Die Bearbeitung beider Aspekte hat entscheidende Auswirkungen auf den Erneuerungsprozess. Der erste führt dazu, jederzeit für eine Anpassung des Vorgehens offen zu bleiben, anstatt blind dem Zwang bewährter Rezepte zu folgen. Der zweite liefert mit den Entscheidungskriterien die Chance, effektivere Vorgehensweisen im Erneuerungsprozess zu finden. Damit werden diejenigen motiviert, die sich mit ihrer Entscheidung ehrlich auseinandergesetzt haben. Sie gelangen entschiedener zu einem "Ja", da sie erleben, wie die Führung auf ihre Überlegungen eingeht.

Verwirrung und Unsicherheit aushalten

Durch den offenen und respektvollen Umgang mit Widerstand kann man die erste große Hürde im Erneuerungsprozess nehmen. Die nächsten Hürden sind Unsicherheit und Verwirrung bei den Betroffenen, sobald diese beginnen, sich mit dem Neuen ernsthaft zu beschäftigen. Zweifel und Fragen kommen auf, die meist nicht gleich zufriedenstellend beantwortet werden können. Dies führt erneut zu Abwehrreaktionen und zu der Frage: "Wollen wir das wirklich?" An dieser Stelle kommt der Prozess oft an seinen Tiefpunkt. Dies kann man sowohl in organisationsübergreifenden Prozessen als auch bei einzelnen Trainings und Coachings beobachten. Die Entfernung vom aktuellen Zustand zum Ziel der Erneuerung erscheint, wie in der vorangegangenen Phase, erschreckend groß. Diese Diskrepanz erzeugt eine innere Spannung und es kommt nun darauf an, diese Spannung erst einmal auszuhalten. Das bedeutet, im Zustand der "Inkompetenz" dennoch mit Lösungsansätzen weiter zu gehen, die noch nicht die erwünschte Wirkung haben. Aushalten darf hier nicht mit ignorieren verwechselt werden. Aushalten heißt, mit der Unsicherheit, der Verwirrung und der anfänglichen Inkompetenz neutral umzugehen und sich nicht zu einem Nachgeben oder zu einem Rückschritt verleiten zu lassen. In diesen - ganz entscheidenden - Momenten führt das Aushalten oft dazu, zuvor geplante Lösungen durch bessere, in diesem Prozess entstandene Lösungen zu ersetzen und damit erste Fortschritte zu erzielen. Aushalten heißt also auch, offen zu bleiben für die Erfahrung, wie Erneuerung individuell erlebt und angegangen wird. Mit dieser Haltung kann sich die Erneuerung weiter ausbreiten und zu einer inspirierenden und innovativen Erfahrung für alle Beteiligten werden.
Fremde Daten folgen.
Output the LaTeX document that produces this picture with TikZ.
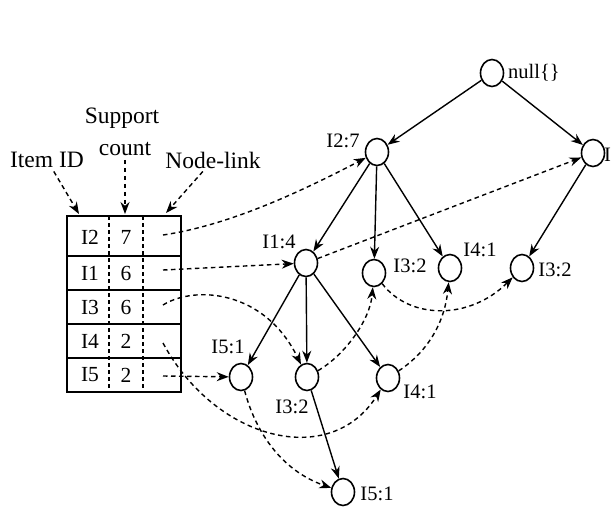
\documentclass[tikz,border=0pt]{standalone}
\usepackage{fontspec}
\setmainfont{Liberation Serif}
\usetikzlibrary{arrows.meta,shapes.geometric}
\begin{document}
\begin{tikzpicture}[x=1pt,y=-1pt,
  tn/.style={draw, ellipse, minimum width=23pt, minimum height=27pt, inner sep=0pt, line width=1.6pt},
  lbl/.style={font=\fontsize{20.5}{22}\selectfont, inner sep=0pt},
  cell/.style={font=\fontsize{21.5}{23}\selectfont, inner sep=0pt},
  hdr/.style={font=\fontsize{23.5}{25}\selectfont, inner sep=0pt},
  edge/.style={line width=1.4pt, -{Stealth[length=12pt,width=9pt]}},
  link/.style={line width=1.4pt, dash pattern=on 4.5pt off 3.5pt, -{Stealth[length=12pt,width=9pt]}},
]
\useasboundingbox (0,0) rectangle (615,507);

% tree nodes
\node[tn] (null) at (492,73) {};
\node[tn] (i12) at (593,153) {};
\node[tn] (i27) at (377,152) {};
\node[tn] (i14) at (306,263) {};
\node[tn] (i32a) at (374,273) {};
\node[tn] (i41a) at (450,268) {};
\node[tn] (i32b) at (522,268) {};
\node[tn] (i51a) at (241,377) {};
\node[tn] (i32c) at (307,377) {};
\node[tn] (i41b) at (388,378) {};
\node[tn] (i51b) at (343,492) {};

% tree labels
\node[lbl, anchor=west] (tnull) at (508,73) {null\{\}};
\node[lbl, anchor=west] (ti12) at (604,155) {I};
\node[lbl] (ti27) at (343,141) {I2:7};
\node[lbl] (ti14) at (279,242) {I1:4};
\node[lbl] (ti32a) at (410,266) {I3:2};
\node[lbl] (ti41a) at (480,250) {I4:1};
\node[lbl] (ti32b) at (555,270) {I3:2};
\node[lbl] (ti51a) at (228,347) {I5:1};
\node[lbl] (ti32c) at (292,407) {I3:2};
\node[lbl] (ti41b) at (420,392) {I4:1};
\node[lbl] (ti51b) at (377,494) {I5:1};

% tree edges
\draw[edge] (null) -- (i27);
\draw[edge] (null) -- (i12);
\draw[edge] (i27) -- (i14);
\draw[edge] (i27) -- (i32a);
\draw[edge] (i27) -- (i41a);
\draw[edge] (i12) -- (i32b);
\draw[edge] (i14) -- (i51a);
\draw[edge] (i14) -- (i32c);
\draw[edge] (i14) -- (i41b);
\draw[edge] (i32c) -- (i51b);

% header table
\draw[line width=1.8pt] (67,216) rectangle (181,392);
\foreach \yy in {256,290,324,358} \draw[line width=1.4pt] (67,\yy) -- (181,\yy);
\draw[line width=1.1pt, dash pattern=on 4pt off 3pt] (109,216) -- (109,392);
\draw[line width=1.1pt, dash pattern=on 4pt off 3pt] (143,216) -- (143,392);

\node[cell] (r2a) at (90,237) {I2}; \node[cell] (r2b) at (126,237) {7};
\node[cell] (r1a) at (90,273) {I1}; \node[cell] (r1b) at (126,273) {6};
\node[cell] (r3a) at (90,307) {I3}; \node[cell] (r3b) at (126,307) {6};
\node[cell] (r4a) at (90,341) {I4}; \node[cell] (r4b) at (126,341) {2};
\node[cell] (r5a) at (90,375) {I5}; \node[cell] (r5b) at (126,375) {2};

\coordinate (l2) at (163,235);
\coordinate (l1) at (163,270);
\coordinate (l3) at (163,305);
\coordinate (l4) at (163,343);
\coordinate (l5) at (163,376);

% headers
\node[hdr] (sup) at (122,118) {Support};
\node[hdr] (cnt) at (125,149) {count};
\node[hdr] (tid) at (47,160) {Item ID};
\node[hdr] (nlk) at (213,160) {Node-link};
\coordinate (h1) at (79,214);
\coordinate (h2) at (125,214);
\coordinate (h3) at (166,213);
\draw[link, shorten <=4pt] (tid) -- (h1);
\draw[link, shorten <=4pt] (cnt) -- (h2);
\draw[link, shorten <=4pt] (nlk) -- (h3);

% node-links
\draw[link] (l2) .. controls (230,225) and (300,192) .. (i27);
\draw[link] (l1) -- (i14);
\draw[link] (i14) -- (i12);
\draw[link] (l3) .. controls (195,285) and (265,290) .. (i32c);
\draw[link] (i32c) .. controls (345,355) and (370,320) .. (i32a);
\draw[link] (i32a) .. controls (410,320) and (470,320) .. (i32b);
\draw[link] (l4) .. controls (215,440) and (330,470) .. (i41b);
\draw[link] (i41b) .. controls (430,350) and (445,320) .. (i41a);
\draw[link] (l5) -- (i51a);
\draw[link] (i51a) .. controls (255,430) and (280,470) .. (i51b);
\end{tikzpicture}
\end{document}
Der richtige Zeitpunkt für Erneuerung

Erst in dieser Phase ist es sinnvoll, konkrete Diskussionsformate für gemischte Gruppen oder für Organisationseinheiten anzubieten, durch die sich die Erneuerung und die anfangs nötigen Experimente entfalten können. Jeder erfahrene Organisationsentwickler beherrscht den Umgang mit solchen Formaten, wie z.B. Open Space, Zukunftswerkstatt oder Design-Thinking-Workshops. Eine weitere Möglichkeit, den beginnenden Prozess der Erneuerung zu unterstützen, besteht darin, ausschließlich für dieses Projekt einen speziellen Raum einzurichten. Hier können Mitarbeiter Neues ausprobieren, diskutieren und kreativ arbeiten oder sich auch einfach treffen und miteinander austauschen.